Exclude all pictures, then copy each of the records exactly as written.

Dataset items:
▼▼▼
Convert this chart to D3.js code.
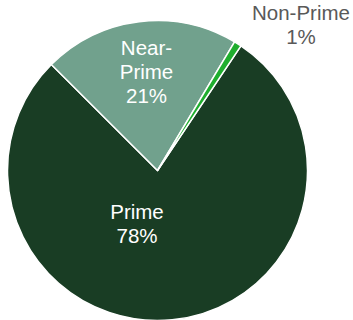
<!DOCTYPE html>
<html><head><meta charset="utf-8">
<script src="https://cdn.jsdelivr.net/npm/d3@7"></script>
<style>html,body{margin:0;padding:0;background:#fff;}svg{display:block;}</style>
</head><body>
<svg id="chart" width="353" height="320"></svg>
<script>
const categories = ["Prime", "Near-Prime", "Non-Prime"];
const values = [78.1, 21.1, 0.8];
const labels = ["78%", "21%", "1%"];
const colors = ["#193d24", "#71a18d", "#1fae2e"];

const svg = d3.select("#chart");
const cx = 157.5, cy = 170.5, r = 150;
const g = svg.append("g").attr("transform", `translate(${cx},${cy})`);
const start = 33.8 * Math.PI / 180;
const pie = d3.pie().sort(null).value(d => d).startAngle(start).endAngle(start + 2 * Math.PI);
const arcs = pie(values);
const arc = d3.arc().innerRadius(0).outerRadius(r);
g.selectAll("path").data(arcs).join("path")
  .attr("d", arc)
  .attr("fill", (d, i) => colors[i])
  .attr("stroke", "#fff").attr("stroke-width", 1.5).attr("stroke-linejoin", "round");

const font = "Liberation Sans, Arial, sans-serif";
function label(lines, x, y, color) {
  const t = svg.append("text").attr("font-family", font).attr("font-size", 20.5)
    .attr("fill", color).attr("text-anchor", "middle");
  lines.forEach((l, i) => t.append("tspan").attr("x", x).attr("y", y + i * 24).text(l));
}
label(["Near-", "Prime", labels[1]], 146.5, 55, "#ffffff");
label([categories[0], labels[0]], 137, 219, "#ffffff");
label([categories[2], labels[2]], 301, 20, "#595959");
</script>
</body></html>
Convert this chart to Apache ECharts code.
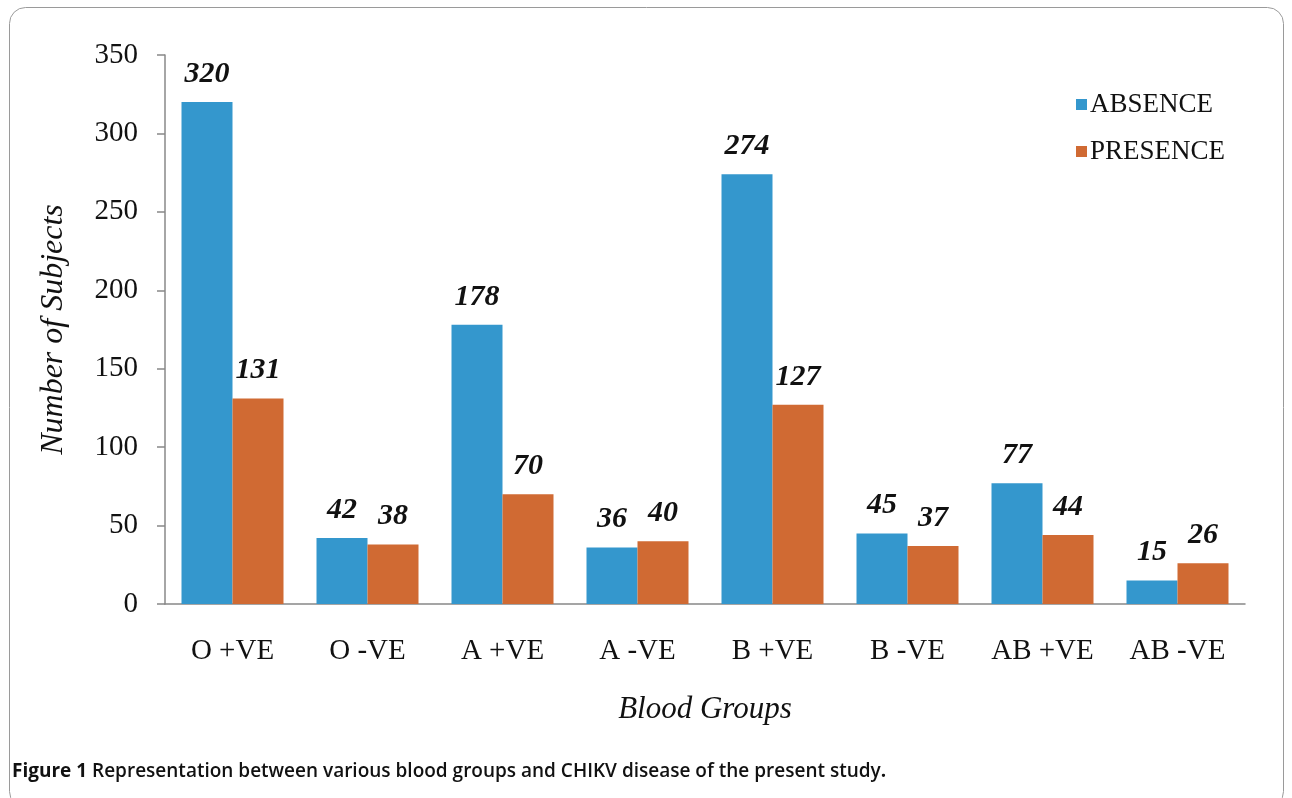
▲▲▲
◆ **Exercise solution**:
Convert this chart to D3.js code.
<!DOCTYPE html>
<html><head><meta charset="utf-8">
<script src="https://cdn.jsdelivr.net/npm/d3@7"></script>
<style>html,body{margin:0;padding:0;background:#fff;}svg{display:block;}</style>
</head><body>
<svg id="chart" width="353" height="320"></svg>
<script>
const categories = ["Prime", "Near-Prime", "Non-Prime"];
const values = [78.1, 21.1, 0.8];
const labels = ["78%", "21%", "1%"];
const colors = ["#193d24", "#71a18d", "#1fae2e"];

const svg = d3.select("#chart");
const cx = 157.5, cy = 170.5, r = 150;
const g = svg.append("g").attr("transform", `translate(${cx},${cy})`);
const start = 33.8 * Math.PI / 180;
const pie = d3.pie().sort(null).value(d => d).startAngle(start).endAngle(start + 2 * Math.PI);
const arcs = pie(values);
const arc = d3.arc().innerRadius(0).outerRadius(r);
g.selectAll("path").data(arcs).join("path")
  .attr("d", arc)
  .attr("fill", (d, i) => colors[i])
  .attr("stroke", "#fff").attr("stroke-width", 1.5).attr("stroke-linejoin", "round");

const font = "Liberation Sans, Arial, sans-serif";
function label(lines, x, y, color) {
  const t = svg.append("text").attr("font-family", font).attr("font-size", 20.5)
    .attr("fill", color).attr("text-anchor", "middle");
  lines.forEach((l, i) => t.append("tspan").attr("x", x).attr("y", y + i * 24).text(l));
}
label(["Near-", "Prime", labels[1]], 146.5, 55, "#ffffff");
label([categories[0], labels[0]], 137, 219, "#ffffff");
label([categories[2], labels[2]], 301, 20, "#595959");
</script>
</body></html>
Convert this chart to Apache ECharts code.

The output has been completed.